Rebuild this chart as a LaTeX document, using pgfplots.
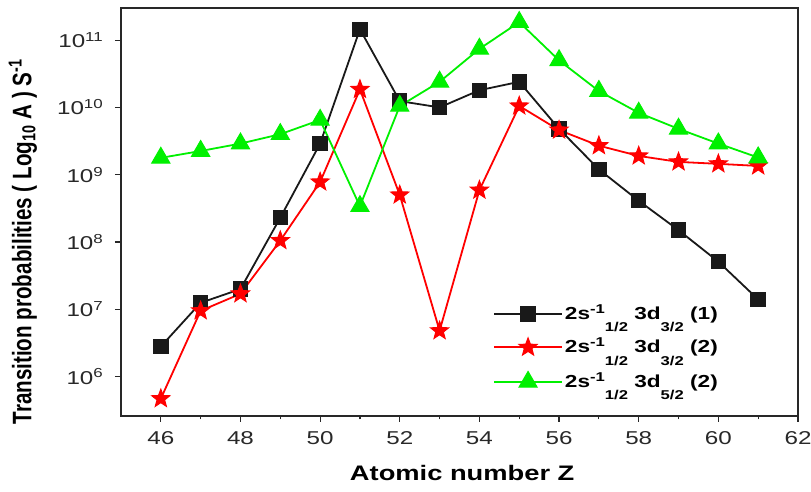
\documentclass[border=0pt]{standalone}
\usepackage{pgfplots}
\pgfplotsset{compat=1.18}
\usepackage{fontspec}
\setmainfont{Liberation Sans}
\usepackage{graphicx}
\newcommand\hs[1]{\scalebox{1.3}[1]{#1}}
\newcommand\sps[1]{\smash{\raisebox{6pt}{\fontsize{12.8}{12.8}\selectfont #1}}}
\newcommand\sbs[1]{\smash{\raisebox{-12.5pt}{\fontsize{12.8}{12.8}\selectfont #1}}}
\definecolor{axgray}{RGB}{40,40,40}
\definecolor{mygreen}{RGB}{0,240,0}
\definecolor{myred}{RGB}{255,0,0}
\pgfdeclareplotmark{fstar}{%
 \pgfpathmoveto{\pgfpointpolar{90}{\pgfplotmarksize}}%
 \pgfpathlineto{\pgfpointpolar{126}{0.42\pgfplotmarksize}}%
 \pgfpathlineto{\pgfpointpolar{162}{\pgfplotmarksize}}%
 \pgfpathlineto{\pgfpointpolar{198}{0.42\pgfplotmarksize}}%
 \pgfpathlineto{\pgfpointpolar{234}{\pgfplotmarksize}}%
 \pgfpathlineto{\pgfpointpolar{270}{0.42\pgfplotmarksize}}%
 \pgfpathlineto{\pgfpointpolar{306}{\pgfplotmarksize}}%
 \pgfpathlineto{\pgfpointpolar{342}{0.42\pgfplotmarksize}}%
 \pgfpathlineto{\pgfpointpolar{18}{\pgfplotmarksize}}%
 \pgfpathlineto{\pgfpointpolar{54}{0.42\pgfplotmarksize}}%
 \pgfpathclose
 \pgfusepathqfillstroke}
\begin{document}
\begin{tikzpicture}
\begin{axis}[
 name=ax,
 scale only axis, width=677pt, height=408pt,
 xmin=45, xmax=62, ymode=log, log basis y=10, ymin=2.6e5, ymax=3e11,
 xtick={46,48,...,62}, minor x tick num=1,
 ytick={1e6,1e7,1e8,1e9,1e10,1e11},
 tick align=outside, xtick pos=left, ytick pos=left,
 major tick length=6pt, minor tick length=3.5pt,
 axis line style={axgray, line width=1.8pt},
 tick style={axgray, line width=1.2pt},
 /pgf/number format/assume math mode=true,
 tick label style={font=\fontsize{18.6}{22}\selectfont, text=axgray},
 xticklabel={\hs{\pgfmathprintnumber{\tick}}},
 yticklabel={\hs{10\textsuperscript{\pgfmathprintnumber[fixed,precision=0]{\tick}}}},
 xticklabel style={yshift=-6pt},
 yticklabel style={xshift=-8pt},
 xlabel={\hs{Atomic number Z}},
 xlabel style={font=\fontsize{21}{24}\selectfont\bfseries, at={(axis description cs:0.504,0)}, anchor=north, yshift=-46pt},
 ylabel={\scalebox{1}[1.3]{Transition probabilities ( Log\textsubscript{10} A ) S\textsuperscript{-1}}},
 ylabel style={font=\fontsize{20.6}{24}\selectfont\bfseries, at={(axis description cs:-0.145,0.427)}, anchor=center},
 legend style={at={(rel axis cs:0.545,0.278)}, anchor=north west, draw=none, fill=none,
   font=\fontsize{17.4}{20}\selectfont\bfseries, row sep=15pt},
 legend cell align=left,
 legend image code/.code={\draw[mark repeat=2,mark phase=2] plot coordinates {(0pt,0pt)(34pt,0pt)(68pt,0pt)};},
]
\addplot[black!90, line width=1.8pt, mark=square*, mark size=7.2pt, mark options={solid, line width=1pt, fill=black!90}] coordinates {
(46,2.8e6)(47,1.25e7)(48,2.0e7)(49,2.3e8)(50,2.9e9)(51,1.45e11)(52,1.24e10)(53,1.0e10)
(54,1.8e10)(55,2.4e10)(56,4.8e9)(57,1.2e9)(58,4.1e8)(59,1.5e8)(60,5.1e7)(61,1.4e7)};
\addlegendentry{\hs{2s\sps{-1}\sbs{1/2} 3d\sbs{3/2} (1)}}
\addplot[myred, line width=1.8pt, mark=fstar, mark size=9.5pt, mark options={solid, line width=1pt, fill=myred}] coordinates {
(46,4.7e5)(47,9.5e6)(48,1.7e7)(49,1.05e8)(50,7.8e8)(51,1.85e10)(52,5.0e8)(53,4.8e6)
(54,5.9e8)(55,1.05e10)(56,4.6e9)(57,2.7e9)(58,1.9e9)(59,1.55e9)(60,1.45e9)(61,1.35e9)};
\addlegendentry{\hs{2s\sps{-1}\sbs{1/2} 3d\sbs{3/2} (2)}}
\addplot[mygreen, line width=1.8pt, mark=triangle*, mark size=10.5pt, mark options={solid, line width=1pt, fill=mygreen}] coordinates {
(46,1.78e9)(47,2.25e9)(48,2.9e9)(49,4.0e9)(50,6.5e9)(51,3.4e8)(52,1.05e10)(53,2.4e10)
(54,7.4e10)(55,1.85e11)(56,5.0e10)(57,1.75e10)(58,8.3e9)(59,4.8e9)(60,2.9e9)(61,1.8e9)};
\addlegendentry{\hs{2s\sps{-1}\sbs{1/2} 3d\sbs{5/2} (2)}}
\end{axis}
\pgfresetboundingbox
\path[use as bounding box] ([shift={(-121pt,-76pt)}]ax.south west) rectangle ([shift={(13pt,8pt)}]ax.north east);
\end{tikzpicture}
\end{document}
****
#### [EXERCISE INSTRUCTIONS]
Working from the material above, transcribe it exactly while omitting pictures.

#### [ANSWER]
Rebuild this chart as a LaTeX document, using pgfplots.
\documentclass[border=0pt]{standalone}
\usepackage{pgfplots}
\pgfplotsset{compat=1.18}
\usepackage{fontspec}
\setmainfont{Liberation Sans}
\usepackage{graphicx}
\newcommand\hs[1]{\scalebox{1.3}[1]{#1}}
\newcommand\sps[1]{\smash{\raisebox{6pt}{\fontsize{12.8}{12.8}\selectfont #1}}}
\newcommand\sbs[1]{\smash{\raisebox{-12.5pt}{\fontsize{12.8}{12.8}\selectfont #1}}}
\definecolor{axgray}{RGB}{40,40,40}
\definecolor{mygreen}{RGB}{0,240,0}
\definecolor{myred}{RGB}{255,0,0}
\pgfdeclareplotmark{fstar}{%
 \pgfpathmoveto{\pgfpointpolar{90}{\pgfplotmarksize}}%
 \pgfpathlineto{\pgfpointpolar{126}{0.42\pgfplotmarksize}}%
 \pgfpathlineto{\pgfpointpolar{162}{\pgfplotmarksize}}%
 \pgfpathlineto{\pgfpointpolar{198}{0.42\pgfplotmarksize}}%
 \pgfpathlineto{\pgfpointpolar{234}{\pgfplotmarksize}}%
 \pgfpathlineto{\pgfpointpolar{270}{0.42\pgfplotmarksize}}%
 \pgfpathlineto{\pgfpointpolar{306}{\pgfplotmarksize}}%
 \pgfpathlineto{\pgfpointpolar{342}{0.42\pgfplotmarksize}}%
 \pgfpathlineto{\pgfpointpolar{18}{\pgfplotmarksize}}%
 \pgfpathlineto{\pgfpointpolar{54}{0.42\pgfplotmarksize}}%
 \pgfpathclose
 \pgfusepathqfillstroke}
\begin{document}
\begin{tikzpicture}
\begin{axis}[
 name=ax,
 scale only axis, width=677pt, height=408pt,
 xmin=45, xmax=62, ymode=log, log basis y=10, ymin=2.6e5, ymax=3e11,
 xtick={46,48,...,62}, minor x tick num=1,
 ytick={1e6,1e7,1e8,1e9,1e10,1e11},
 tick align=outside, xtick pos=left, ytick pos=left,
 major tick length=6pt, minor tick length=3.5pt,
 axis line style={axgray, line width=1.8pt},
 tick style={axgray, line width=1.2pt},
 /pgf/number format/assume math mode=true,
 tick label style={font=\fontsize{18.6}{22}\selectfont, text=axgray},
 xticklabel={\hs{\pgfmathprintnumber{\tick}}},
 yticklabel={\hs{10\textsuperscript{\pgfmathprintnumber[fixed,precision=0]{\tick}}}},
 xticklabel style={yshift=-6pt},
 yticklabel style={xshift=-8pt},
 xlabel={\hs{Atomic number Z}},
 xlabel style={font=\fontsize{21}{24}\selectfont\bfseries, at={(axis description cs:0.504,0)}, anchor=north, yshift=-46pt},
 ylabel={\scalebox{1}[1.3]{Transition probabilities ( Log\textsubscript{10} A ) S\textsuperscript{-1}}},
 ylabel style={font=\fontsize{20.6}{24}\selectfont\bfseries, at={(axis description cs:-0.145,0.427)}, anchor=center},
 legend style={at={(rel axis cs:0.545,0.278)}, anchor=north west, draw=none, fill=none,
   font=\fontsize{17.4}{20}\selectfont\bfseries, row sep=15pt},
 legend cell align=left,
 legend image code/.code={\draw[mark repeat=2,mark phase=2] plot coordinates {(0pt,0pt)(34pt,0pt)(68pt,0pt)};},
]
\addplot[black!90, line width=1.8pt, mark=square*, mark size=7.2pt, mark options={solid, line width=1pt, fill=black!90}] coordinates {
(46,2.8e6)(47,1.25e7)(48,2.0e7)(49,2.3e8)(50,2.9e9)(51,1.45e11)(52,1.24e10)(53,1.0e10)
(54,1.8e10)(55,2.4e10)(56,4.8e9)(57,1.2e9)(58,4.1e8)(59,1.5e8)(60,5.1e7)(61,1.4e7)};
\addlegendentry{\hs{2s\sps{-1}\sbs{1/2} 3d\sbs{3/2} (1)}}
\addplot[myred, line width=1.8pt, mark=fstar, mark size=9.5pt, mark options={solid, line width=1pt, fill=myred}] coordinates {
(46,4.7e5)(47,9.5e6)(48,1.7e7)(49,1.05e8)(50,7.8e8)(51,1.85e10)(52,5.0e8)(53,4.8e6)
(54,5.9e8)(55,1.05e10)(56,4.6e9)(57,2.7e9)(58,1.9e9)(59,1.55e9)(60,1.45e9)(61,1.35e9)};
\addlegendentry{\hs{2s\sps{-1}\sbs{1/2} 3d\sbs{3/2} (2)}}
\addplot[mygreen, line width=1.8pt, mark=triangle*, mark size=10.5pt, mark options={solid, line width=1pt, fill=mygreen}] coordinates {
(46,1.78e9)(47,2.25e9)(48,2.9e9)(49,4.0e9)(50,6.5e9)(51,3.4e8)(52,1.05e10)(53,2.4e10)
(54,7.4e10)(55,1.85e11)(56,5.0e10)(57,1.75e10)(58,8.3e9)(59,4.8e9)(60,2.9e9)(61,1.8e9)};
\addlegendentry{\hs{2s\sps{-1}\sbs{1/2} 3d\sbs{5/2} (2)}}
\end{axis}
\pgfresetboundingbox
\path[use as bounding box] ([shift={(-121pt,-76pt)}]ax.south west) rectangle ([shift={(13pt,8pt)}]ax.north east);
\end{tikzpicture}
\end{document}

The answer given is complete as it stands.